International Business Machines Corp. showed further evidence of a recovery in technology spending, posting a 13% rise in profit for the first quarter driven by growth in the company's software business and emerging markets.

The wide-ranging conglomerate said it is seeing broad improvement in its business lines and raised its outlook for the full year. The outlook reflects some optimism about the business environment and the company's long-running shift into higher-margin activities and faster-growing areas of the globe.

"We are in more of a growth mode," IBM Chief Financial Officer Mark Loughridge said on a conference call. "I feel like we have a good hand going into the second quarter."

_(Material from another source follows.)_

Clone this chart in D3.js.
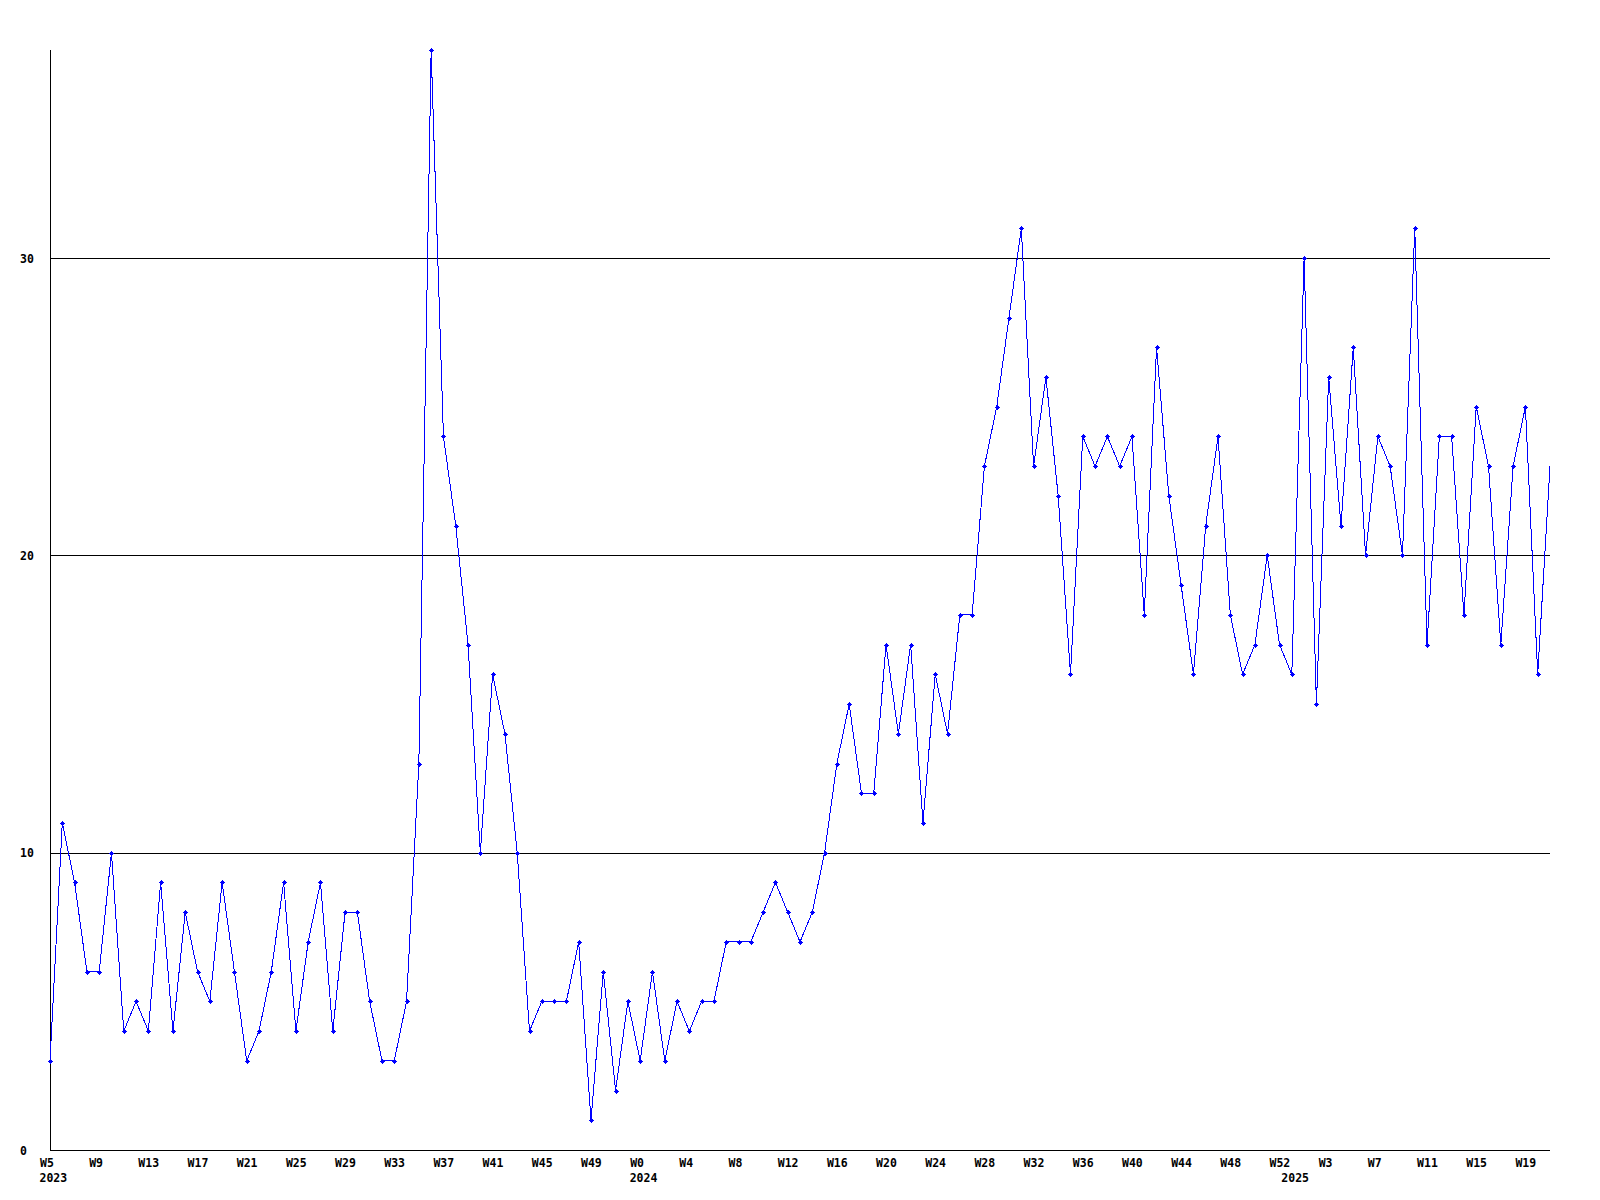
<!DOCTYPE html>
<html>
<head>
<meta charset="utf-8">
<script src="https://cdn.jsdelivr.net/npm/d3@7/dist/d3.min.js"></script>
<style>
  html, body { margin: 0; padding: 0; background: #ffffff; }
  svg { display: block; }
  text { font-family: "DejaVu Sans Mono", "Liberation Mono", monospace; font-weight: bold; font-size: 11.5px; fill: #000; }
</style>
</head>
<body>
<svg id="chart" width="1600" height="1200"></svg>
<script>
// ---- data ----
const weeks2023 = d3.range(5, 53).map(w => "W" + w);   // 2023 W5..W52
const weeks2024 = d3.range(0, 53).map(w => "W" + w);   // 2024 W0..W52
const weeks2025 = d3.range(0, 22).map(w => "W" + w);   // 2025 W0..W21
const categories = [...weeks2023, ...weeks2024, ...weeks2025];

const values2023 = [3, 11, 9, 6, 6, 10, 4, 5, 4, 9, 4, 8, 6, 5, 9, 6, 3, 4, 6, 9, 4, 7, 9, 4,
                    8, 8, 5, 3, 3, 5, 13, 37, 24, 21, 17, 10, 16, 14, 10, 4, 5, 5, 5, 7, 1, 6, 2, 5];
const values2024 = [3, 6, 3, 5, 4, 5, 5, 7, 7, 7, 8, 9, 8, 7, 8, 10, 13, 15, 12, 12, 17, 14, 17, 11,
                    16, 14, 18, 18, 23, 25, 28, 31, 23, 26, 22, 16, 24, 23, 24, 23, 24, 18, 27, 22, 19, 16,
                    21, 24, 18, 16, 17, 20, 17];
const values2025 = [16, 30, 15, 26, 21, 27, 20, 24, 23, 20, 31, 17, 24, 24, 18, 25, 23, 17, 23, 25, 16, 23];
const values = [...values2023, ...values2024, ...values2025];

const yTicks = [0, 10, 20, 30];
const tickLabels = ["W5","W9","W13","W17","W21","W25","W29","W33","W37","W41","W45","W49",
                    "W0","W4","W8","W12","W16","W20","W24","W28","W32","W36","W40","W44","W48","W52",
                    "W3","W7","W11","W15","W19"];
const yearLabels = ["2023", "2024", "2025"];

(function () {
  // ---- layout ----
  const svg = d3.select("#chart");
  const mLeft = 50, mRight = 1550, mTop = 50, mBottom = 1150;
  const yMax = d3.max(values);

  const x = d3.scaleLinear().domain([0, categories.length - 1]).range([mLeft, mRight]);
  const y = d3.scaleLinear().domain([0, yMax]).range([mBottom, mTop]);

  // grid lines + y labels
  const yAxis = d3.axisLeft(y).tickValues(yTicks).tickSize(-(mRight - mLeft)).tickFormat(d3.format("d"));
  const gy = svg.append("g").attr("transform", `translate(${mLeft},0)`).call(yAxis);
  gy.select(".domain").remove();
  gy.attr("font-family", null).attr("font-size", null);
  gy.selectAll(".tick line").attr("stroke", "#000").attr("stroke-width", 1).attr("shape-rendering", "crispEdges");
  gy.selectAll(".tick text").attr("x", 20 - mLeft).attr("text-anchor", "start").attr("dy", "0.36em");

  // left axis line
  svg.append("line").attr("x1", mLeft).attr("x2", mLeft).attr("y1", y(yMax)).attr("y2", mBottom)
    .attr("stroke", "#000").attr("stroke-width", 1).attr("shape-rendering", "crispEdges");

  // x axis labels
  const tickIdx = tickLabels.map((_, k) => k * 4);
  const xAxis = d3.axisBottom(x).tickValues(tickIdx).tickSize(0).tickFormat((d, k) => tickLabels[k]);
  const gx = svg.append("g").attr("transform", `translate(0,${mBottom})`).call(xAxis);
  gx.select(".domain").remove();
  gx.attr("font-family", null).attr("font-size", null);
  gx.selectAll(".tick text").attr("text-anchor", "start").attr("x", -10.5).attr("y", 17).attr("dy", 0);

  // year labels
  const yearIdx = [0, values2023.length, values2023.length + values2024.length];
  svg.append("g").selectAll("text").data(yearLabels).join("text")
    .attr("x", (d, k) => x(yearIdx[k]) - 10.5)
    .attr("y", mBottom + 32)
    .attr("text-anchor", "start")
    .text(d => d);

  // line
  const line = d3.line().x((d, i) => x(i)).y(d => y(d));
  svg.append("path").datum(values)
    .attr("d", line)
    .attr("fill", "none")
    .attr("stroke", "#0000ff")
    .attr("stroke-width", 1)
    .attr("shape-rendering", "crispEdges");

  // markers (last point sits on the plot edge and shows no marker)
  const markerPath = "M-2.5,-0.5h5v1h-5z M-0.5,-2.5h1v5h-1z M-1.5,-1.5h3v3h-3z";
  svg.append("g").selectAll("path").data(values.slice(0, values.length - 1)).join("path")
    .attr("d", markerPath)
    .attr("fill", "#0000ff")
    .attr("shape-rendering", "crispEdges")
    .attr("transform", (d, i) => `translate(${Math.round(x(i)) + 0.5},${Math.round(y(d)) + 0.5})`);
})();
</script>
</body>
</html>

The Armonk, N.Y., company posted a profit of $2.6 billion, or $1.97 a share, up from $2.3 billion, or $1.70 a share, a year earlier. Revenue climbed 5.3%, to $22.86 billion, but was flat if the effects of changes in currencies are stripped out.

IBM executives said the company's revenue would rise in the second quarter even after adjusting for currency changes. IBM also boosted its full-year profit outlook to $11.20 a share, up from a previous forecast of at least $11 a share.

The first quarter marked the first time since 2008 that IBM has posted two consecutive quarters of revenue growth. The company's most glaring weak spot was anemic contract signings in its global services unit, which fell 2% to $12.3 billion. The company said it signed 13 services contracts worth at least $100 million, down from 16 such contracts a year ago and 22 in the fourth quarter.

A perennial challenge for IBM has been to get the company firing on all cylinders at the same time. While IBM's software business increased a strong 11% and its hardware business expanded by 5%, the company's global business services line saw no growth.

Associated Press
.Thanks to a jump in consulting project signings this quarter, though, IBM said it expects its services business to return to modest growth in the second quarter.

"We have a very good deal list with good odds, so there's no reason we shouldn't be growing signings at a reasonable level," Mr. Loughridge said. Analysts also expect the company to get a boost when a new line of high-end server computers ships later this year.

Under Chief Executive Samuel Palmisano, IBM has shed low-margin assets such as its personal computer division while beefing up in higher-margin software and services businesses. In the first quarter, IBM's software group accounted for $2.1 billion, or 58%, of the company's pretax income.

The company has been expanding aggressively overseas to capture business in fast-growing emerging markets such as Brazil and China. Revenues from what the company calls its growth markets were up 20% in the first quarter from a year earlier, compared with 2% growth in the Americas. Such markets now account for 19% of IBM's total revenue.